Deshalb bin ich aber noch lange kein Typ aus dem Neckermann-Katalog. So manches Negative habe ich vollbracht, das ich auf keine weiße Seite meiner Annalen schreiben möchte. Mein Elefantengedächtnis hindert mich daran, über Dinge einfach hinwegzugehen, und da reagiere ich oftmals übertrieben. Nur eine Episode will ich erwähnen, als ich mal einen Kerl krankenhausreif geprügelt habe, der mir die Freundin ausgespannt hat. Allerdings ein Jahr danach, und er weiß bis heute nicht, dass er dieses Geschenk von mir bekam. Alles verjährt, 50 Jahre ist das nun her.

Bin ich nun ein schlechter Mensch, oder gar ein A.loch? Warum frage ich das: Es gibt keinen Menschen mit absolut weißer Weste, - weder Du noch ich oder sonst einen Kommentator hier im Gelben.

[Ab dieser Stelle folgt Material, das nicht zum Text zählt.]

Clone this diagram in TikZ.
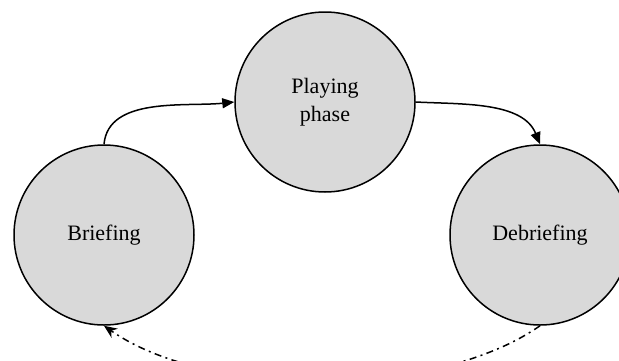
\documentclass[tikz,border=0pt]{standalone}
\usepackage{fontspec}
\setmainfont{Liberation Serif}
\usetikzlibrary{arrows.meta}

\begin{document}
\begin{tikzpicture}[x=0.5pt, y=0.5pt,
    phase/.style={circle, draw, line width=0.75pt, fill={rgb,255:red,217;green,217;blue,217},
                  minimum size=90pt, inner sep=0pt, align=center, font=\fontsize{11}{14}\selectfont},
    flow/.style={line width=0.75pt, -{Triangle[length=6pt, width=5pt]}},
    back/.style={line width=0.75pt, dash pattern=on 3.5pt off 2.2pt on 1pt off 2.2pt, -{Stealth[length=6.5pt, width=5.5pt]}}]
                    \useasboundingbox (0, 0) rectangle (619, 360);
                    
                    \node [phase] (briefing) at(104, 125) {Briefing};
                    \node [phase] (playing) at(325, 258) {Playing \\ phase};
                    \node [phase] (debriefing) at(540, 125) {Debriefing};
                    
                    \draw [flow](briefing.north) to [out=85, in=186, looseness=0.9](playing.west);
                    \draw [flow](playing.east) to [out=-3, in=112, looseness=0.9](debriefing.north);
                    
                    \draw [back](debriefing.south) to [out=-145, in=-35, looseness=0.75](briefing.south);
                    \end{tikzpicture}
\end{document}
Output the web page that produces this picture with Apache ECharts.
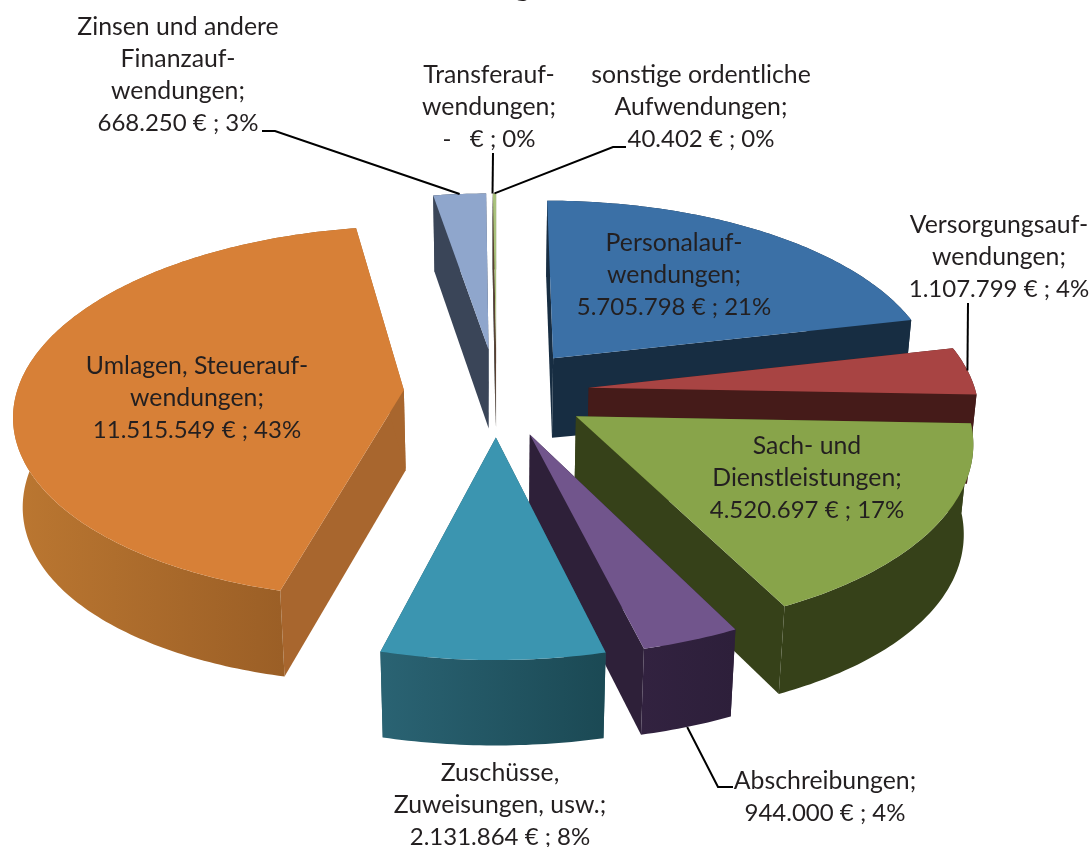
<!DOCTYPE html>
<html><head><meta charset="utf-8">
<style>html,body{margin:0;padding:0;background:#fff}#c{width:1091px;height:847px}</style>
<script src="https://cdn.jsdelivr.net/npm/echarts@6/dist/echarts.min.js"></script>
</head><body><div id="c"></div>
<script>
// ---- data (clockwise from the top of the pie) ----
const categories = ['Personalauf-\nwendungen;','Versorgungsauf-\nwendungen;','Sach- und\nDienstleistungen;','Abschreibungen;','Zuschüsse,\nZuweisungen, usw.;','Umlagen, Steuerauf-\nwendungen;','Zinsen und andere\nFinanzauf-\nwendungen;','Transferauf-\nwendungen;','sonstige ordentliche\nAufwendungen;'];
const values = [5705798,1107799,4520697,944000,2131864,11515549,668250,0,40402];
const valueLabels = ['5.705.798 € ; 21%','1.107.799 € ; 4%','4.520.697 € ; 17%','944.000 € ; 4%','2.131.864 € ; 8%','11.515.549 € ; 43%','668.250 € ; 3%','-   € ; 0%','40.402 € ; 0%'];

// ---- styles and layout ----
const topColors = ['#3b70a6','#a84443','#88a44a','#71558c','#3b95b0','#d78037','#8fa6cc','#a0a0a0','#a9c27c'];
const wallColors = [['#172d42','#172d42'],['#451b19','#451b19'],['#364119','#364119'],['#322240','#2d1f3a'],['#2a6373','#1b4954'],['#bb7731','#925823'],['#3a4558','#3a4558'],['#555','#555'],['#5a4030','#5a4030']];
const sideColors = ['#172d42','#451b19','#364119','#2e2039','#225562','#a8662e','#3a4558','#555','#5a4030'];
const drawOrder = [6,7,8,0,1,5,2,3,4];   // back to front
const labelPos = [[674,275],[999,257],[807,478],[825,797],[500,805],[197,398],[178,75],[489,107],[701,107]];
const FONT = 'Lato'; const FS_NAME = 24.8; const FS_VALUE = 24; const LH = 32.3;
// pie projection
const CX=496.5, CY=392, RX=387, RY=184, PERSP=0.12, EXPLODE=0.24;
const BOT_SCALE_X=0.98, BOT_SCALE_Y=1.02, BOT_Y0=470, BOT_Y_REF=390, BOT_BULGE=9;

const total = values.reduce((a,b)=>a+b,0);
function proj(u,v){const w=1/(1+PERSP*v);return [CX+RX*u*w, CY-RY*v*w];}
function drop(p){const d=(p[0]-CX)/480;return [CX+(p[0]-CX)*BOT_SCALE_X, BOT_Y0+BOT_SCALE_Y*(p[1]-BOT_Y_REF)+BOT_BULGE*d*d];}
function sliceGeom(i){
  let s=0;for(let k=0;k<i;k++)s+=values[k];
  const a0=s/total*2*Math.PI, a1=(s+values[i])/total*2*Math.PI, mid=(a0+a1)/2;
  const ex=EXPLODE*Math.sin(mid), ey=EXPLODE*Math.cos(mid);
  const apex=proj(ex,ey), arc=[];
  const n=Math.max(2,Math.ceil((a1-a0)/0.015));
  for(let k=0;k<=n;k++){const a=a0+(a1-a0)*k/n;arc.push(proj(ex+Math.sin(a),ey+Math.cos(a)));}
  return {apex,arc,at:f=>{const a=a0+(a1-a0)*f;return proj(ex+Math.sin(a),ey+Math.cos(a));}};
}
// leader lines: pie anchor (slice index, position along the arc, on the bottom rim?) and elbow points
const leaders = [
  {i:6,f:0.5,bottom:false,pts:[[275,131],[262,131]]},
  {i:7,f:0.5,bottom:false,pts:[[493,153]]},
  {i:8,f:0.5,bottom:false,pts:[[613,147],[626,147]]},
  {i:1,f:0.49,bottom:false,pts:[[968,303]]},
  {i:3,f:0.5,bottom:true,pts:[[718,787],[733,787]]}
];

function renderItem(params,api){
  const i=params.dataIndex, g=sliceGeom(i), rank=drawOrder.indexOf(i)*10+10;
  const children=[];
  const bArc=g.arc.map(drop), bApex=drop(g.apex);
  const poly=(pts,fill,z)=>children.push({type:'polygon',z2:z,shape:{points:pts},style:{fill:fill,stroke:null},silent:true});
  poly([g.apex,g.arc[0],bArc[0],bApex],sideColors[i],rank);
  poly([g.apex,g.arc[g.arc.length-1],bArc[bArc.length-1],bApex],sideColors[i],rank);
  poly(g.arc.concat(bArc.slice().reverse()),new echarts.graphic.LinearGradient(0,0,1,0,[{offset:0,color:wallColors[i][0]},{offset:1,color:wallColors[i][1]}]),rank+1);
  poly([g.apex].concat(g.arc),topColors[i],rank+2);
  // label, one text per line
  const nameLines=categories[i].split('\n'), n=nameLines.length+1;
  nameLines.concat(valueLabels[i]).forEach((t,k)=>{
    children.push({type:'text',z2:500,silent:true,style:{text:t,x:labelPos[i][0],y:labelPos[i][1]+(k-(n-1)/2)*LH,align:'center',verticalAlign:'middle',fontFamily:FONT,fontSize:k<n-1?FS_NAME:FS_VALUE,fill:'#231f20'}});
  });
  leaders.filter(l=>l.i===i).forEach(l=>{
    let p=g.at(l.f); if(l.bottom)p=drop(p);
    children.push({type:'polyline',z2:l.bottom?rank-1:400,silent:true,shape:{points:[p].concat(l.pts)},style:{stroke:'#000',lineWidth:2,fill:null}});
  });
  return {type:'group',children:children};
}

const chart=echarts.init(document.getElementById('c'),null,{renderer:'canvas',width:1091,height:847});
chart.setOption({
  animation:false,
  backgroundColor:'#fff',
  title:{text:'Aufwendungen',left:332,top:-38,textStyle:{fontFamily:FONT,fontSize:34,fontWeight:'bold',color:'#231f20'}},
  series:[{type:'custom',coordinateSystem:'none',renderItem:renderItem,data:values.map((v,i)=>({name:categories[i],value:[v]})),clip:false,silent:true}]
});
</script></body></html>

Zurück zu Aznavour: Nun meinst Du, dass das Prädikat "ehrlicher Mensch" nicht mehr angebracht ist. Die Frage stellt sich gar nicht nach dieser Bezeichnung. Man soll die Gesamtheit sehen, bei der Beurteilung eines Menschen. Die künstlerische Leistung ist unbestritten. O.k., da gibts noch die persönliche Weltanschauung.

Ich persönlich schreibe niemanden vor, wie er zu denken oder zu sprechen hat. Wenn mir im Leben etwas heilig ist, dann der Voltaire unterstellte Ausspruch:

Ich mag verdammen was du sagst, aber ich werde mein Leben dafür einsetzten, dass du es sagen darfst.

Aznavour hat sich für die Zuwanderung in Frankreich ausgesprochen, betreff Muslime. Allerdings war er vor einem Jahr auch in Israel und hat sich auch für den Brückenschlag mit den Palästinensern eingesetzt. Die Jüdische Allgemeine hat das elegant umschrieben.

https://www.juedische-allgemeine.de/article/view/id/29976

Wenn in Frankreich die Juden bereits beginnen, wegen den Muslimen auszuwandern, dann stellt sich die Frage, wie man das in Israel sieht, wo er auch wg. des Engagementes seiner Eltern geehrt wurde. Einerseits Muselbefürworter, andererseits Judenfreund? Das beißt sich irgendwie, oberflächlich betrachtet. Stellt sich die Frage, ob er in Israel auch die Situation der in Israel befindlichen Immigranten angesprochen hat, die man ausweisen will. Darüber habe ich nichts gelesen.

Daneben gibts aber auch noch viele andere Beispiele, wo er sich humanitär und finanziell engagiert hat. Nicht nur beim großen Erdbeben in Armenien, sondern auch für die Anerkennung des Völkermordes an den Armeniern, genauso die Hilfsprojekte für die Kinder, u.a.m.

Nein, ich verdamme diesen Mann wg. dieser ausgesprochenen Einstellung betreff Immigration nicht, ich sehe das Gesamte. Keiner von uns ist "nur" schwarz oder weiß bei seinem Tun und Lassen auf seinem Lebensweg, - wir haben alle nur erdenklichen Graustufen. Und das ist auch gut so.